I don’t think I’ve mentioned it but my sister and I have formed 2missfits, a fitness Instagram account where we post workout videos, fitspo, and clean eating recipes. So if you’re into that kinda thing, swing on over and say hello!
// Chickpea and egg white sauté with garam masala + coconut milk
Serves 1 person heartily, serves 2 as a very light meal
2 teaspoons coconut butter/oil
1- 15.5 ounce can chickpeas, rinsed and drained well
1/2 cup egg whites
1/4 cup coconut milk
1/4 teaspoon garam masala
S + P, to taste
A couple handfuls of baby spinach
Feta cheese, to sprinkle on top
Fresh cilantro, to garnish
// In a small sauté pan add the coconut butter/oil and let melt over medium heat.
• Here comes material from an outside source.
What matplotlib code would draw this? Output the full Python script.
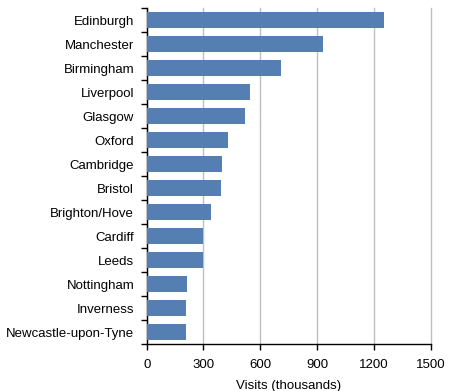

Tumble in the chickpeas and let them warm through, just a few minutes. Pour in the egg whites and scramble with a spatula. When they’re cooked all the way through, add the coconut milk, garam masala, s + p, baby spinach and mix together gently. Put a lid on and let this simmer for just a few minutes and to allow the baby spinach to wilt a little. Check for seasonings. Serve in a bowl and top with feta cheese and fresh cilantro. Enjoy!